Qual o caminho que, mais de 30 anos depois, estamos a seguir? Qual o caminho que deveríamos percorrer no espaço da formação contínua de professores? Quais as implicações e os riscos dos percursos formativos que decorrem da opção por um ou outros dos dois modelos de formação em presença?
Referências
Amiguinho, Abílio; Canário, Rui (1994). Escolas e mudança: O papel dos Centros de Formação. Lisboa: Educa.
Barroso, João; Canário, Rui (1999). Centros de formação das associações de escolas: Das expectativas às realidades. Lisboa: Ministério da Educação / IIE.
Estrela, Albano (2002). Formação contínua de professores. Lisboa: CNE.
Formosinho, João (2009), Formação de professores: Aprendizagem profissional e ação docente. Porto: Porto Editora.
Lopes, Amélia e outros (2011). Formação contínua de professores, 1992 – 2007: Contributos de investigação para uma apreciação retrospectiva. Porto: LivPsic/ CCPFC.
Nóvoa, António (1991). Formação Contínua de Professores: Realidades e perspetivas. Aveiro: Universidade de Aveiro.
Nóvoa, António (2002). Formação de professores e trabalho pedagógico. Lisboa: Educa, 2002.

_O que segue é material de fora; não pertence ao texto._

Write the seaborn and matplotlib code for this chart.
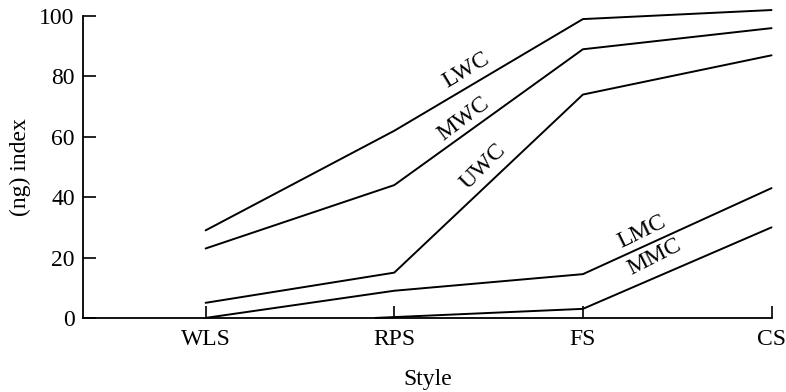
import matplotlib
matplotlib.use("Agg")
import matplotlib.pyplot as plt
import seaborn as sns
import pandas as pd

# ============================================================
# DATA
# ============================================================

styles = ["WLS", "RPS", "FS", "CS"]

lwc = [29, 62, 99, 102]
mwc = [23, 44, 89, 96]
uwc = [5, 15, 74, 87]
lmc = [0, 9, 14.5, 43]
mmc = [0, 3, 30]
mmc_pos = [0.9, 2, 3]

series = {
    "LWC": (list(range(4)), lwc),
    "MWC": (list(range(4)), mwc),
    "UWC": (list(range(4)), uwc),
    "LMC": (list(range(4)), lmc),
    "MMC": (mmc_pos, mmc),
}

# label placement (x, y, rotation)
label_pos = {
    "LWC": (1.38, 82, 31),
    "MWC": (1.37, 66, 37),
    "UWC": (1.47, 50, 45),
    "LMC": (2.31, 28.5, 26),
    "MMC": (2.38, 20, 27),
}

# ============================================================
# PLOT
# ============================================================

sns.set_style("ticks")
plt.rcParams["font.family"] = ["Liberation Serif", "DejaVu Serif"]
plt.rcParams["text.color"] = "black"
plt.rcParams["axes.labelcolor"] = "black"

fig = plt.figure(figsize=(7.86, 3.92), dpi=100)
ax = fig.add_axes([0.1056, 0.189, 0.876, 0.770])

for name, (xs, ys) in series.items():
    df = pd.DataFrame({"x": xs, "y": ys})
    sns.lineplot(data=df, x="x", y="y", ax=ax, color="black",
                 linewidth=1.4, sort=False, clip_on=False)
    lx, ly, rot = label_pos[name]
    ax.text(lx, ly, name, rotation=rot, ha="center", va="center",
            fontsize=17, rotation_mode="anchor", color="black")

ax.set_xlim(-0.65, 3)
ax.set_ylim(0, 100)
ax.set_xticks(range(4))
ax.set_xticklabels(styles)
ax.set_yticks([0, 20, 40, 60, 80, 100])

ax.tick_params(direction="in", length=9, width=1.2, labelsize=17,
               colors="black")
ax.tick_params(axis="x", pad=8)
ax.tick_params(axis="y", pad=6)

for side in ["top", "right"]:
    ax.spines[side].set_visible(False)
for side in ["left", "bottom"]:
    ax.spines[side].set_linewidth(1.3)
    ax.spines[side].set_color("black")

ax.set_xlabel("Style", fontsize=17, labelpad=14)
ax.set_ylabel("(ng) index", fontsize=17, labelpad=6)

fig.savefig("out.png", dpi=100)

Roldão, Maria do Céu e outros (2000). Avaliação do impacto da formação: Um estudo dos centros de formação da Lezíria e médio Tejo, 1993 a 1998. Santarém: Edições Colibri/ESE de Santarém;
Santos, Sérgio Machado dos (2009) Percursos da formação contínua de professores: Um olhar analítico e prospectivo. Braga: Conselho Científico-Pedagógico da Formação Contínua.